On those days, deariary has no Swarm data to include. Your other integrations fill the gap: GitHub commits, Slack conversations, and calendar events carry the entry without any location context.
Over time, the contrast becomes part of the story. A week of daily check-ins across cafes, restaurants, and parks followed by three days of nothing might mark a busy stretch at work or a stretch of rainy weather. You do not label these patterns. They emerge on their own when the diary records both the movement and the stillness.
Getting started
The setup is three clicks: open Settings > Integrations, select Swarm, and authorize through Foursquare’s login page. Your first batch of check-ins arrives the next morning. Timestamps are converted to your configured timezone, so a lunch check-in in Tokyo reads as noon, not 3 AM UTC.
What surprised us
Swarm has been connected to our own diaries since before the integration was public. Three patterns stood out over months of entries.

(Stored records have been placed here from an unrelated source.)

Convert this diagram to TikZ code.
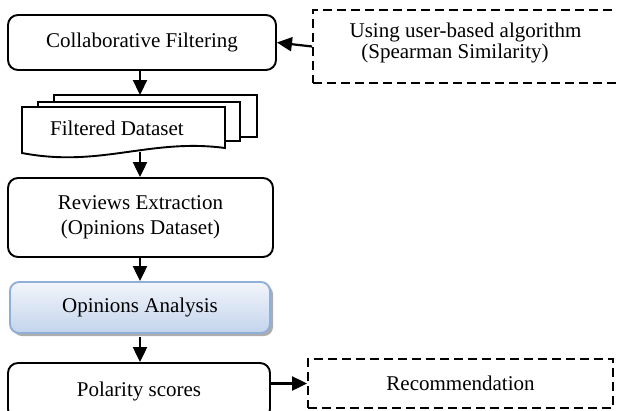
\documentclass[tikz,border=0pt]{standalone}
\usepackage{fontspec}
\setmainfont{Liberation Serif}
\usetikzlibrary{arrows.meta,shadows}
\begin{document}
\begin{tikzpicture}[x=1pt,y=-1pt,
  every node/.style={font=\fontsize{21}{25}\selectfont, inner sep=0pt},
  procbox/.style={draw=black, line width=1.9pt, rounded corners=10pt, fill=white},
  dashbox/.style={draw=black, line width=1.9pt, dash pattern=on 9pt off 5pt},
  flow/.style={line width=2.2pt, -{Triangle[length=15pt,width=14pt]}},
  docshape/.style={draw=black, line width=1.9pt, fill=white, line join=miter}
]
\useasboundingbox (0,0) rectangle (617,410);
\definecolor{oatop}{HTML}{F2F5FB}
\definecolor{oabot}{HTML}{C3D4EC}
\definecolor{oaedge}{HTML}{8FAED8}

% Collaborative filtering
\node[procbox, minimum width=268pt, minimum height=55pt] (cf) at (142,42.5) {Collaborative Filtering};

% dashed box top right (runs past the right edge)
\node[dashbox, minimum width=330pt, minimum height=73pt] (ub) at (478,46.5) {};
\node (ubl1) at (465.5,32) {Using user-based algorithm};
\node (ubl2) at (455,53) {(Spearman Similarity)};

% document stack
\draw[docshape] (54,95) -- (257,95) -- (257,137) -- (240,137) -- (54,137) -- cycle;
\draw[docshape] (38,102) -- (240,102) -- (240,141) -- (225,141) -- (38,141) -- cycle;
\draw[docshape] (22,107) -- (225,107) -- (225,148) .. controls (150,138) and (100,168) .. (22,153) -- cycle;
\node (fd) at (117,128) {Filtered Dataset};
\coordinate (fdtop) at (140,95);
\coordinate (fdbot) at (140,151.5);

% Reviews extraction
\node[procbox, minimum width=265pt, minimum height=79pt, align=center] (re) at (140.5,217.5) {Reviews Extraction\\(Opinions Dataset)};

% Opinions analysis
\node[draw=oaedge, line width=1.9pt, rounded corners=9pt, minimum width=260pt, minimum height=51pt,
  top color=oatop, bottom color=oabot,
  drop shadow={shadow xshift=3pt, shadow yshift=-3pt, fill=black!40, opacity=0.8}] (oa) at (140,307.5) {Opinions Analysis};

% Polarity scores
\node[procbox, minimum width=262pt, minimum height=56pt] (ps) at (139,391) {Polarity scores};

% Recommendation
\node[dashbox, minimum width=305pt, minimum height=49pt] (rec) at (460.5,383.5) {Recommendation};

% connectors
\draw[flow] (ub.west) -- (cf.east);
\draw[flow] (cf.south -| fdtop) -- (fdtop);
\draw[flow] (fdbot) -- (re.north -| fdbot);
\draw[flow] (re.south -| fdbot) -- (oa.north -| fdbot);
\draw[flow] ([yshift=-3pt]oa.south -| fdbot) -- (ps.north -| fdbot);
\draw[flow] (ps.east |- rec.west) -- (rec.west);
\end{tikzpicture}
\end{document}
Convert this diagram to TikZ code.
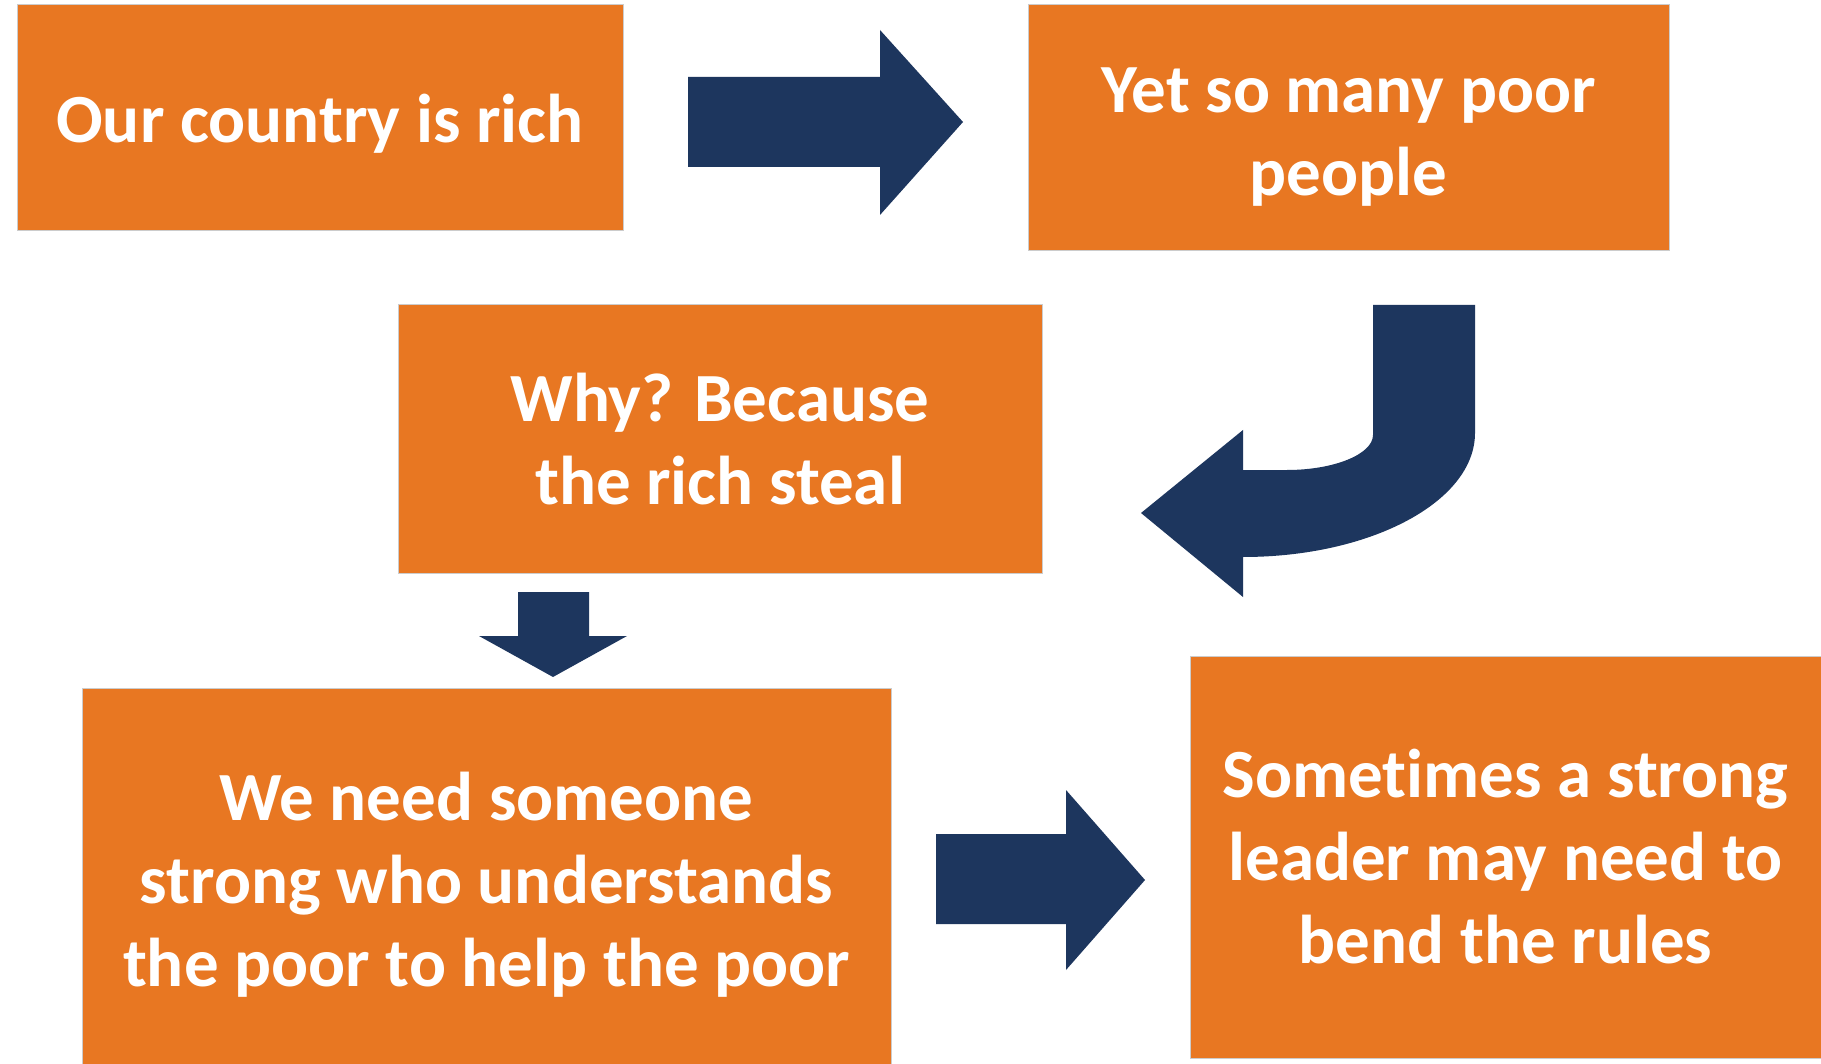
\documentclass[tikz,border=0pt]{standalone}
\usepackage{fontspec}
\setmainfont{Carlito}[Ligatures=NoCommon]
\usepackage{tikz}
\usetikzlibrary{shapes}
\definecolor{boxorange}{RGB}{232,119,34}
\definecolor{arrowblue}{RGB}{29,54,94}

\begin{document}
\begin{tikzpicture}[x=1pt,y=-1pt]
 \tikzstyle{orangebox}=[fill=boxorange,draw=black!20,line width=1pt,inner sep=0pt]
 \tikzstyle{boxtext}=[text=white,align=center,inner sep=0pt,font=\fontsize{69}{83}\selectfont\bfseries]
 \tikzstyle{bigarrow}=[fill=arrowblue]

   \fill[white] (0,0) rectangle (1821,1064);
   \useasboundingbox (0,0) rectangle (1821,1064);

   \node[orangebox,minimum width=606pt,minimum height=226pt,label={[boxtext,yshift=-6pt]center:Our country is rich}] (rich) at (320,118) {};
   \node[orangebox,minimum width=641pt,minimum height=246pt,label={[boxtext,yshift=-9pt]center:{Yet so many poor\\people}}] (poor) at (1348.5,128) {};
   \node[orangebox,minimum width=644pt,minimum height=268pt,label={[boxtext]center:{Why? Because\\the rich steal}}] (steal) at (720,439) {};
   \node[orangebox,minimum width=809pt,minimum height=376pt,label={[boxtext,yshift=-9pt]center:{We need someone\\strong who understands\\the poor to help the poor}}] (someone) at (486.5,876) {};
   \node[orangebox,minimum width=631pt,minimum height=402pt,label={[boxtext]center:{Sometimes a strong\\leader may need to\\bend the rules}}] (rules) at (1505.5,857) {};

   % rich -> poor
   \path[bigarrow] (688,77) -- (880,77) -- (880,30) -- (963,122) -- (880,215) -- (880,167) -- (688,167) -- cycle;
   % poor -> steal
   \path[bigarrow] (1373,305) -- (1475,305) -- (1475,433)
     .. controls (1475,501.5) and (1371,557) .. (1243,557)
     -- (1243,597) -- (1141,513) -- (1243,430) -- (1243,470) -- (1287,470)
     .. controls (1334.5,470) and (1373,454) .. (1373,435) -- cycle;
   % steal -> someone
   \path[bigarrow] (518,592) -- (589,592) -- (589,636) -- (627,636) -- (553,677) -- (479,636) -- (518,636) -- cycle;
   % someone -> rules
   \path[bigarrow] (936,834) -- (1066,834) -- (1066,790) -- (1145,880) -- (1066,970) -- (1066,924) -- (936,924) -- cycle;

\end{tikzpicture}
\end{document}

Routine places tell you more than new ones. A first visit to a restaurant is memorable on its own. But seeing the same cafe appear in your diary three times a week for two months tells you something about your life during that period. It was your writing spot, your thinking spot, your escape from the apartment. The repetition, visible only when you scroll through weeks of entries, gives a routine place a weight that a single visit never could.
Shouts age well. A three-word shout (“perfect weather today”) means nothing the day you write it. Three months later, reading it alongside the park check-in and the friend’s name, it reconstructs a specific afternoon. The brevity helps: you were not trying to be literary, you were just noting a feeling. That rawness survives better than polished prose would.
Days without check-ins are informative. We expected the check-in days to be interesting and the stay-home days to be blank. The opposite turned out to be true. A sudden gap in check-ins, after a week of daily outings - made us curious about what happened. The diary still had an entry (from other integrations), and re-reading it answered the question: a deadline, a cold, a project crunch. The absence of places told a story that the presence of them could not.
Your Swarm check-ins already record where you go. deariary turns those pins into a diary that preserves not just the places, but the days they were part of. The venues become anchors, the shouts become texture, and the route through your day becomes something worth re-reading six months from now.